Psalm 73:4

ESV For they have no pangs until death; their bodies are fat and sleek.
NIV They have no struggles; their bodies are healthy and strong.
NASB For there are no pains in their death, And their belly is fat.
CSB They have an easy time until they die, and their bodies are well fed.
NLT They seem to live such painless lives; their bodies are so healthy and strong.
KJV For there are no bands in their death: but their strength is firm.

What does Psalm 73:4 mean?

Even today, faithful believers sometimes struggle to understand why godless people prosper (Psalm 73:1–3). It's difficult to avoid feelings of jealousy in those situations. In Asaph's view, some living in his era defied God and yet were healthy and happy. The word "pangs" signifies pain and suffering: such people are free from disease and pain. In the context of this complaint, these were not necessarily all wicked people, at all times, but certainly enough to test Asaph's resolve.

Of course, many prosperous wicked people experience trials, and some suffer pain. Even the most successful person—wicked or not—is not immune from cancer or other painful afflictions. More than a few well-to-do people are unhealthy, often due to their own lifestyle choices. It's also true that rejecting God's wisdom puts a person at risk of consequences (Proverbs 9:13–18). Still, from Asaph's point of view, these godless ones seemed free of disease and perfectly healthy.

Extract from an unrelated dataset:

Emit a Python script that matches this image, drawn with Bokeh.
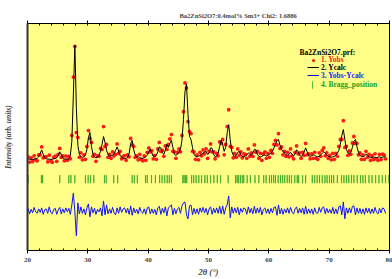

Perhaps Asaph's health was poor and he experienced physical pain. In that case, he would be even more tempted to envy sinful people whose health was good. Job, too, saw quite a contrast between his physical distress and the good health of the wicked. He said, "When I remember, I am dismayed, and shuddering seizes my flesh. Why do the wicked live, reach old age, and grow mighty in power? (Job 21:6–7). It is the mark of a humble worshiper of God to accept what God brings into his life without envying those who seem to have no trouble.